### [What this task involves]
Read the listing below and copy out every line that holds "matplotlib".

---------------

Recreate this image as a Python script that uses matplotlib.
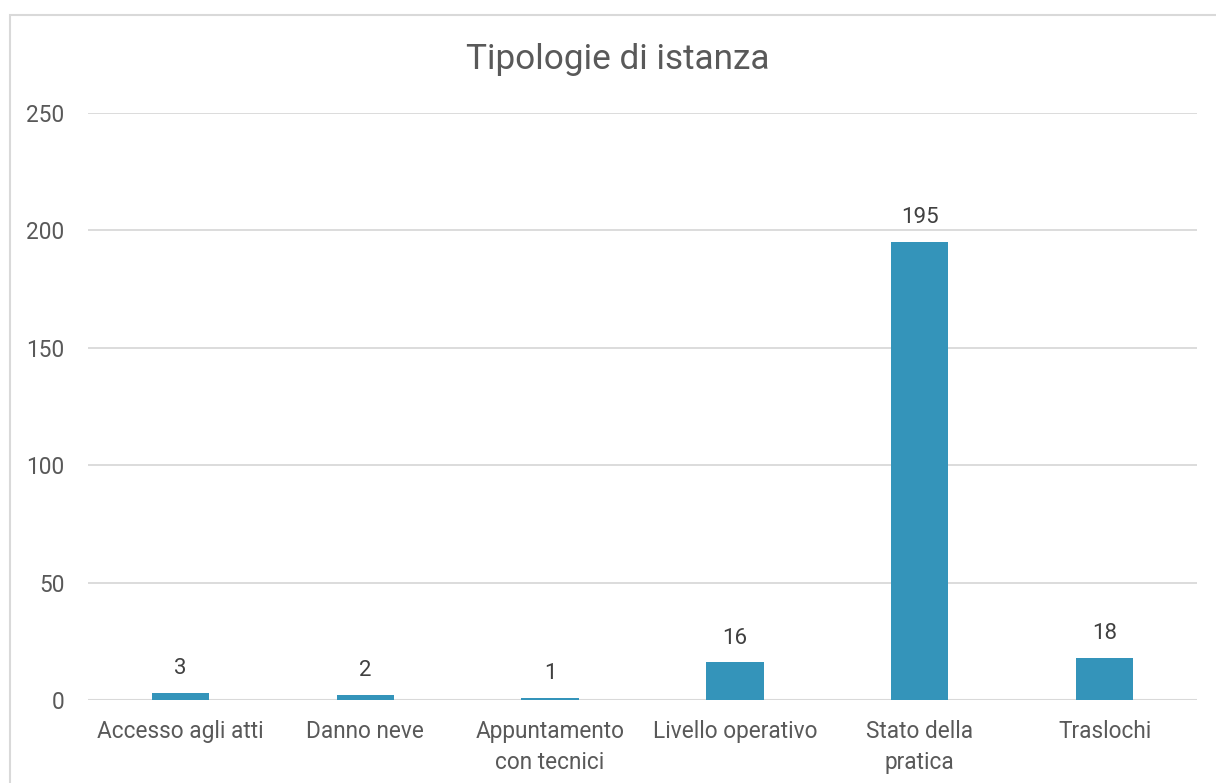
import matplotlib
matplotlib.use("Agg")
import matplotlib.pyplot as plt
from matplotlib.patches import Rectangle

categories = ["Accesso agli atti", "Danno neve", "Appuntamento\ncon tecnici",
              "Livello operativo", "Stato della\npratica", "Traslochi"]
values = [3, 2, 1, 16, 195, 18]
yticks = [0, 50, 100, 150, 200, 250]
title = "Tipologie di istanza"

plt.rcParams['font.family'] = ['Roboto', 'DejaVu Sans']
txt = "#595959"
grid = "#D9D9D9"
bar_color = "#3494BA"

fig = plt.figure(figsize=(12.16, 7.83), dpi=100)
fig.patches.append(Rectangle((10/1216, -0.2), 1.5, 0.2 + (1 - 15/783),
                             transform=fig.transFigure, fill=False,
                             edgecolor=grid, linewidth=1.5, clip_on=False))
ax = fig.add_axes([88/1216, 1 - 700/783, (1197 - 88)/1216, (700 - 113)/783])

x = list(range(len(categories)))
bars = ax.bar(x, values, width=0.31, color=bar_color, zorder=3)
ax.set_xlim(-0.5, len(categories) - 0.5)
ax.set_ylim(0, 250)
ax.set_yticks(yticks)
ax.set_yticklabels([str(v) for v in yticks])
ax.set_xticks(x)
ax.set_xticklabels(categories, linespacing=1.42)
ax.tick_params(axis='both', length=0, labelsize=16.3, colors=txt)
ax.tick_params(axis='y', pad=17)
ax.tick_params(axis='x', pad=14.5)
ax.yaxis.grid(True, color=grid, linewidth=1.3, zorder=0)
for s in ax.spines.values():
    s.set_visible(False)
ax.axhline(0, color=grid, linewidth=1.5, zorder=2)

for xi, v in zip(x, values):
    ax.annotate(str(v), (xi, v), xytext=(0, 10), textcoords='offset points',
                ha='center', va='bottom', fontsize=16, color="#404040")

fig.text(618/1216, 1 - 60/783, title, ha='center', va='center', fontsize=25.3, color=txt)

fig.savefig("out.png", dpi=100)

---------------

### [Task solution]
Recreate this image as a Python script that uses matplotlib.
import matplotlib
matplotlib.use("Agg")
import matplotlib.pyplot as plt
from matplotlib.patches import Rectangle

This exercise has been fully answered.